:: Task brief ::
How many of the lines here include "this"? Answer with a single number.

:: Extracted material ::
** Begin **

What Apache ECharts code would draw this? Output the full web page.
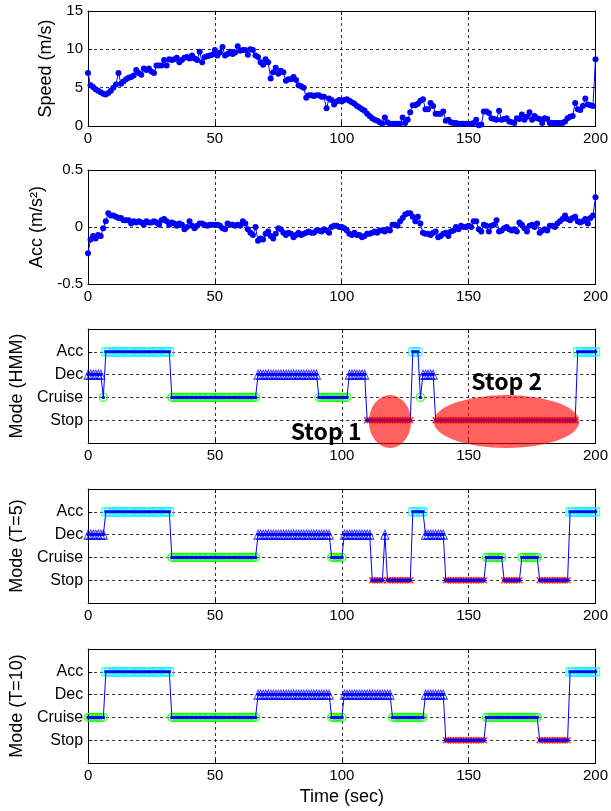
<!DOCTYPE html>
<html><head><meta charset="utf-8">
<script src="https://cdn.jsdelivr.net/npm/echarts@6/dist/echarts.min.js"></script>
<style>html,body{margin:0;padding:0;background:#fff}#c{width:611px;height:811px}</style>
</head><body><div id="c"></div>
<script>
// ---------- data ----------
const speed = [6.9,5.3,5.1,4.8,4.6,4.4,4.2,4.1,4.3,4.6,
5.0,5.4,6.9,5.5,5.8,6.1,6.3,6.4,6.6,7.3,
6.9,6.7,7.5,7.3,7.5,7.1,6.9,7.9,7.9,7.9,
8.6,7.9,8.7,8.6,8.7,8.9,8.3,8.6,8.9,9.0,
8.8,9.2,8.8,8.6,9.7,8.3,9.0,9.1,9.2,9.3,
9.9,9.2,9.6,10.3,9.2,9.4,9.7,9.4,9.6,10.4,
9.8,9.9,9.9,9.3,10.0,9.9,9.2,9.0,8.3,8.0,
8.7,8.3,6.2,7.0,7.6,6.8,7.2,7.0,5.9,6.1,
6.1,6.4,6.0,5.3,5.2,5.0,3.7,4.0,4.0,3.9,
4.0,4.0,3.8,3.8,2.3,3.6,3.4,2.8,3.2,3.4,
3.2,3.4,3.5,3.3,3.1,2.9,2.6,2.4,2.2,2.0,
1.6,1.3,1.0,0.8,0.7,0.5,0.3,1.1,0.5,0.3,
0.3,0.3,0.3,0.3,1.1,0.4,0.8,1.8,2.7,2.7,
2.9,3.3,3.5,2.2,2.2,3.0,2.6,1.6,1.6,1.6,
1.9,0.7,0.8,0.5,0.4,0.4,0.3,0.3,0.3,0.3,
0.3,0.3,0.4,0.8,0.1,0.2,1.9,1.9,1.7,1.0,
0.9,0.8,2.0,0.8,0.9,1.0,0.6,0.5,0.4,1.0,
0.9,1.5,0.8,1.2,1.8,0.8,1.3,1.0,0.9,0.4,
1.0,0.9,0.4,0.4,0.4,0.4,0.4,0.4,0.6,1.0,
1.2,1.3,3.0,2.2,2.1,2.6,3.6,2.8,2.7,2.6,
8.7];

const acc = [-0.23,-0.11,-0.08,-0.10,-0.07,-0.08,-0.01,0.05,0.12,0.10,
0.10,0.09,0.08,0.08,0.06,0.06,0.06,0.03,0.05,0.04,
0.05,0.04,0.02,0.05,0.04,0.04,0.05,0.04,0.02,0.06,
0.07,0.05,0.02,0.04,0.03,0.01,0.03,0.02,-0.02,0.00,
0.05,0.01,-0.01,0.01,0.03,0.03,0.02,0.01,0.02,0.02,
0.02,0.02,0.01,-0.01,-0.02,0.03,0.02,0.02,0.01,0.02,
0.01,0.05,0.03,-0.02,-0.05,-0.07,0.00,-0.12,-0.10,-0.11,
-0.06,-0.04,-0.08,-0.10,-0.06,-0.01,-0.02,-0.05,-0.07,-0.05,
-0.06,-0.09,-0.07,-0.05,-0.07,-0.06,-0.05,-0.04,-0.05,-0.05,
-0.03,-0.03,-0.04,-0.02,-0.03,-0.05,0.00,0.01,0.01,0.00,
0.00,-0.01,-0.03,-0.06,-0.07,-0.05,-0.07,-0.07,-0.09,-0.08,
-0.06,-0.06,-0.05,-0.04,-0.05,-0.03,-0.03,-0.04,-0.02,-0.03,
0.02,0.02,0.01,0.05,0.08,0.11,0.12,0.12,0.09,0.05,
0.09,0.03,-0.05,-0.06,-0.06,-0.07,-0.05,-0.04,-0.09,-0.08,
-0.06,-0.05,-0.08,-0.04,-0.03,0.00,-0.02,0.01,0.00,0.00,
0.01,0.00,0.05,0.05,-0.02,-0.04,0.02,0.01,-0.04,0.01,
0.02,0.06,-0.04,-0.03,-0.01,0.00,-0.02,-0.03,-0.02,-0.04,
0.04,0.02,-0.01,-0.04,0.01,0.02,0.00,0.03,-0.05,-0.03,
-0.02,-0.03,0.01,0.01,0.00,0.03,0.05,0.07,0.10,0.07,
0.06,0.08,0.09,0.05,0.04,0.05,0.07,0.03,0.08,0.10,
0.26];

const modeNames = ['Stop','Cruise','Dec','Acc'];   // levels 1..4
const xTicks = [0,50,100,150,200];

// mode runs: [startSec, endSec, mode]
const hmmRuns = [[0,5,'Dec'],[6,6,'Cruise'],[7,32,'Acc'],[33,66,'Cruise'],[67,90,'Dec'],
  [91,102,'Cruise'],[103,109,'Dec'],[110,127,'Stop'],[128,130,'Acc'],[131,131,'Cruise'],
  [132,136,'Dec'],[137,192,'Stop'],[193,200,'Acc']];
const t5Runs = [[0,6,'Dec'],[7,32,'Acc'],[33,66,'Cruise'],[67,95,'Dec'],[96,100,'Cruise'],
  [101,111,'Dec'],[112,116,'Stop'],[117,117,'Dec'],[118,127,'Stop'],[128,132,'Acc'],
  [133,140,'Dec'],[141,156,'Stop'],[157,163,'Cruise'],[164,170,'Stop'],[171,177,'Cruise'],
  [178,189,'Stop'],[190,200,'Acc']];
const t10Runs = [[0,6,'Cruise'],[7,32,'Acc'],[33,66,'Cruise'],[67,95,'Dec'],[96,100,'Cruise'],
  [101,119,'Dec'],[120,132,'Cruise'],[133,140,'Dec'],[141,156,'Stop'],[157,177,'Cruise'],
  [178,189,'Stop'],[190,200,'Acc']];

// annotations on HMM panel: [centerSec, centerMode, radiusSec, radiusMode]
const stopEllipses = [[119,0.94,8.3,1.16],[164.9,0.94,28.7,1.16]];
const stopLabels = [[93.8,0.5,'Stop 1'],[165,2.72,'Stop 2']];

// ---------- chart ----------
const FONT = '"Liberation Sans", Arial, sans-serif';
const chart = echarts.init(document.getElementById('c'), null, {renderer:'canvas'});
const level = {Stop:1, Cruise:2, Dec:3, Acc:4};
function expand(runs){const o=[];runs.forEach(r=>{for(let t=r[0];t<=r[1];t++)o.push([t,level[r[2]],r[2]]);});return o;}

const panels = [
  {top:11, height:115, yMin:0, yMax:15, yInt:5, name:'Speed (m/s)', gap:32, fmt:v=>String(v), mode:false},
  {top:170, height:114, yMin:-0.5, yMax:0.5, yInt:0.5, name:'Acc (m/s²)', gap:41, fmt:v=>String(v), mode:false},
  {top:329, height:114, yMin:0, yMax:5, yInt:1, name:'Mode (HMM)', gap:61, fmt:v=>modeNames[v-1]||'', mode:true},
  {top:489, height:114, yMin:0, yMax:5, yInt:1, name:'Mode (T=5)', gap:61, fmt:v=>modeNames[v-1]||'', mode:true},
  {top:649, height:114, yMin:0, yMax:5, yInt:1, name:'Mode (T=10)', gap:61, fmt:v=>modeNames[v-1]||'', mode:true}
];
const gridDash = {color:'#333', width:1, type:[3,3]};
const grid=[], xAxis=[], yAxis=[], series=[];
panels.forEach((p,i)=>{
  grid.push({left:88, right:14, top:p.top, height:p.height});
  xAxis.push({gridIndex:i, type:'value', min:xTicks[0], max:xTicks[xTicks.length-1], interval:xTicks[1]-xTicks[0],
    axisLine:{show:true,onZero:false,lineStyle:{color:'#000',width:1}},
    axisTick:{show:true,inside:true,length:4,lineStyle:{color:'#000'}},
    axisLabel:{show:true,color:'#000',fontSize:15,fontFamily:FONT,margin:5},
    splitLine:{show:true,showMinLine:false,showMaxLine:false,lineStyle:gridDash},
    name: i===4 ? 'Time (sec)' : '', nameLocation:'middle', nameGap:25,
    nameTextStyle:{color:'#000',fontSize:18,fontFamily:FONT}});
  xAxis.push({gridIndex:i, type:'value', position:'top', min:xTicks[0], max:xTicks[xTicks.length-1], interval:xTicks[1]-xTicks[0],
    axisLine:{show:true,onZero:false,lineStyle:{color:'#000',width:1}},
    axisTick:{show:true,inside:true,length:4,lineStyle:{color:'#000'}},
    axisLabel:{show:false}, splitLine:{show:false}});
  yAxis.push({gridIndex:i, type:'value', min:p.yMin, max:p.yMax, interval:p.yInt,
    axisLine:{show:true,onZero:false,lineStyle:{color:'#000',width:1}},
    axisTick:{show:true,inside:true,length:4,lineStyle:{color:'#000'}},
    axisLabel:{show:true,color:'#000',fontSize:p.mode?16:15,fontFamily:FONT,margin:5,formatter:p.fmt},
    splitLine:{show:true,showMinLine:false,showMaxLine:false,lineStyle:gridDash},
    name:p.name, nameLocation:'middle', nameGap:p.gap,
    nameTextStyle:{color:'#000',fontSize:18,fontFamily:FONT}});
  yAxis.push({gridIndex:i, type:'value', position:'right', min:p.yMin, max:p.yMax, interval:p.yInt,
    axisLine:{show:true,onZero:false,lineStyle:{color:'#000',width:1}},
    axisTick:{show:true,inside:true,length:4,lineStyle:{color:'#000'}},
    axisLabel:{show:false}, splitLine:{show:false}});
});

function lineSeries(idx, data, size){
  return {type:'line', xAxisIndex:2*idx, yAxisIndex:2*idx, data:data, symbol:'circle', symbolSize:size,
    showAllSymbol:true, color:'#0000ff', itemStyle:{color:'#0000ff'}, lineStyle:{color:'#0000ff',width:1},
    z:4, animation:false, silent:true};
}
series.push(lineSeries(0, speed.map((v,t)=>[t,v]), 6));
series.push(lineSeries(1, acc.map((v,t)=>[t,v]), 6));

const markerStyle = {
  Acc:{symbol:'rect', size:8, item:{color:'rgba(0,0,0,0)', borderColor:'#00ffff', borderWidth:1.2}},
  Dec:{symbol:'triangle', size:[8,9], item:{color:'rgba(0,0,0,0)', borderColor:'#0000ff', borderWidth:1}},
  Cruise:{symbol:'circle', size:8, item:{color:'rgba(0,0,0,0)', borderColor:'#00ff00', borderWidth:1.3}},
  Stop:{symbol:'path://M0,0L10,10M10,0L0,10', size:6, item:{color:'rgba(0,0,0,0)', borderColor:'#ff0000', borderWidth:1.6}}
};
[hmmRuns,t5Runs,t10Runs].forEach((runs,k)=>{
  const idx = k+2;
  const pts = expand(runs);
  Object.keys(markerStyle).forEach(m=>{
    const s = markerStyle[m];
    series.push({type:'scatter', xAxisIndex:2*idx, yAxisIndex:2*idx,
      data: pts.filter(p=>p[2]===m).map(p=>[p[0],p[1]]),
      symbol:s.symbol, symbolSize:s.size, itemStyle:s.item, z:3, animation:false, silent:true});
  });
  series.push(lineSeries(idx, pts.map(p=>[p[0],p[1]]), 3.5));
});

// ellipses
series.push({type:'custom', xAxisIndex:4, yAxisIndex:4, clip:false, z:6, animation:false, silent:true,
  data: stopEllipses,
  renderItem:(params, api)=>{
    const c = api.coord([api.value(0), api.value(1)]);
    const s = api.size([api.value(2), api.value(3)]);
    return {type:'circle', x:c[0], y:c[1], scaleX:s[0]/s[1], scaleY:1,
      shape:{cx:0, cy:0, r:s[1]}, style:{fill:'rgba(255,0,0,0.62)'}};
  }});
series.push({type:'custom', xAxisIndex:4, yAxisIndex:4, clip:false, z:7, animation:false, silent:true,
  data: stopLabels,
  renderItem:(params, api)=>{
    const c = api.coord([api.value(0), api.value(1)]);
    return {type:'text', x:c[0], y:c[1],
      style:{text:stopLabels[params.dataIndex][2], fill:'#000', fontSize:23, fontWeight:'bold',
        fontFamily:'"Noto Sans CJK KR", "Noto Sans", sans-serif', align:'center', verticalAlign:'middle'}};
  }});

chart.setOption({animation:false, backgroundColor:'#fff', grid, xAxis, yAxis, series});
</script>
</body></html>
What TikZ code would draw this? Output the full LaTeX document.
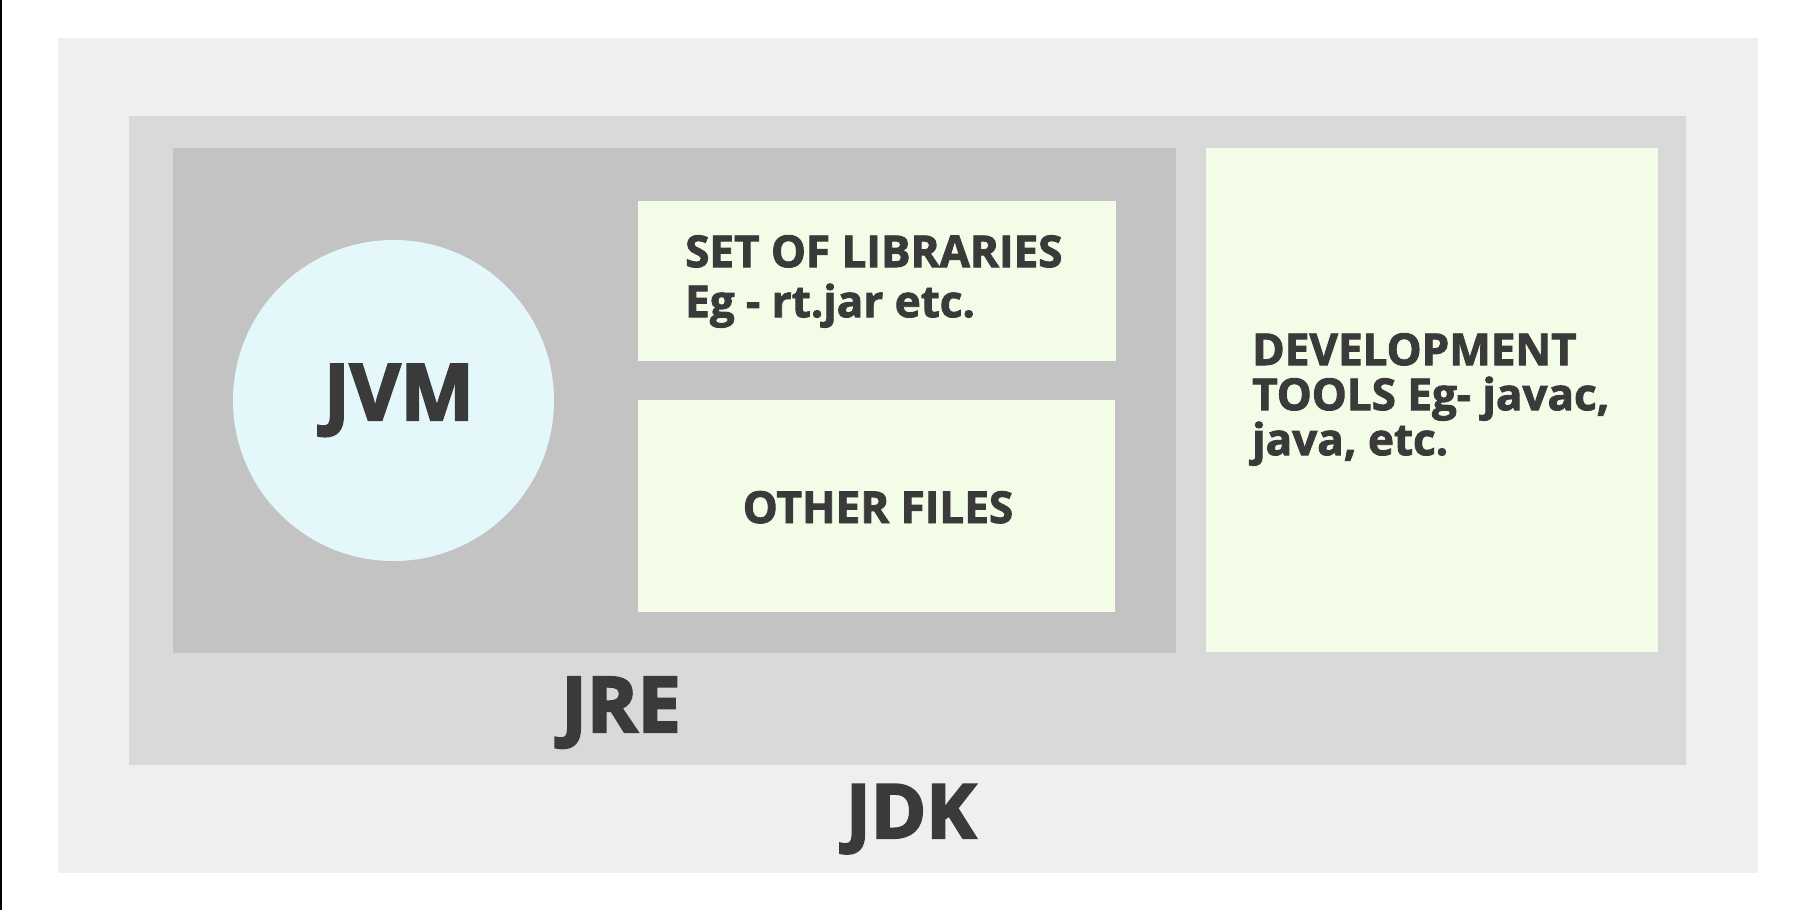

** End **

:: Correct result ::
2